Beam intensity measurements are typically based on the inductive coupling of the magnetic field produced by the beam to a high permeability magnetic material. In the case of the Fast Beam Current Transformers (FBCT), where the observation short beam pulses is required, a bandwidth in the order of 100MHz is needed.
In order to transmit the FBCT signals out of the accelerator tunnel on long cables a preamplifier (Head Amplifier) is added in the tunnel, mainly for the low intensity signal.
Due the large variety of beam signals to be measured, selectable gain and high speed sampling is required to translate the analog beam signal into the digital domain. A calibrator which simulates the beam by injecting a well-defined current into a calibration winding is also necessary in order to maintain accuracies in the order of 1%.
Summarizing all these requirements a VME 64X based card has been developed to fulfil all the specifications of the system. This new card, known as the TRIC (Transformer Integration Card), is based on an Altera Cyclone EP2C20 FPGA which contains the entire control of the system and signal processing. A VME bridge between the FPGA and VME controller has been implemented using an EPM2210F256C3 CPLD, allowing remote upgrades to the firmware.
Two 30MHz analog bandwidth, 12bits 212 Ms/s ADC channels are used for FBCT signal acquisition, connected to a low gain (no head amplifier) and high gain (head amplifier included) signal path. These are both equipped with three remotely programmable attenuators (0, 14dB, 28dB) to adjust the gains for different beams.

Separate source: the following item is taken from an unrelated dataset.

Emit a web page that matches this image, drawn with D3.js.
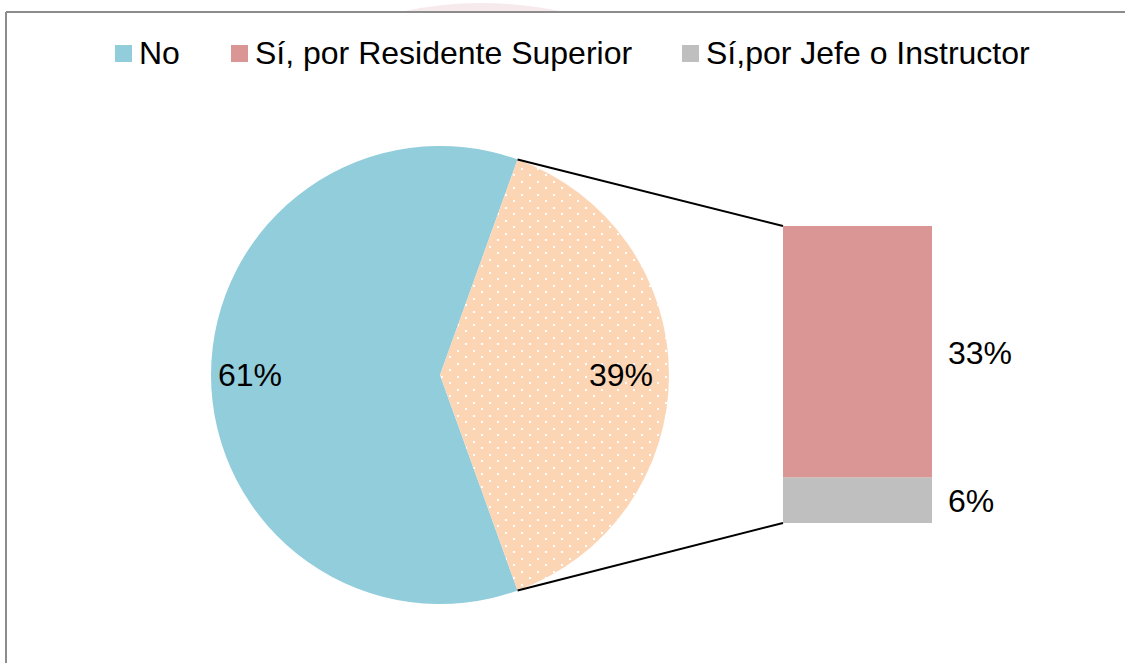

The calibrator uses a miniature 250 V/1.5 W a DCDC converter to have two different calibration methods either by voltage (charge) or by current. The “Voltage Calibration” uses a 10nF, 250V/1% capacitor discharge, while the “Current Calibration” uses a switched current source to inject a selectable (up to 100mA), highly reproducible ( < %0.1 standard deviation) current into the system.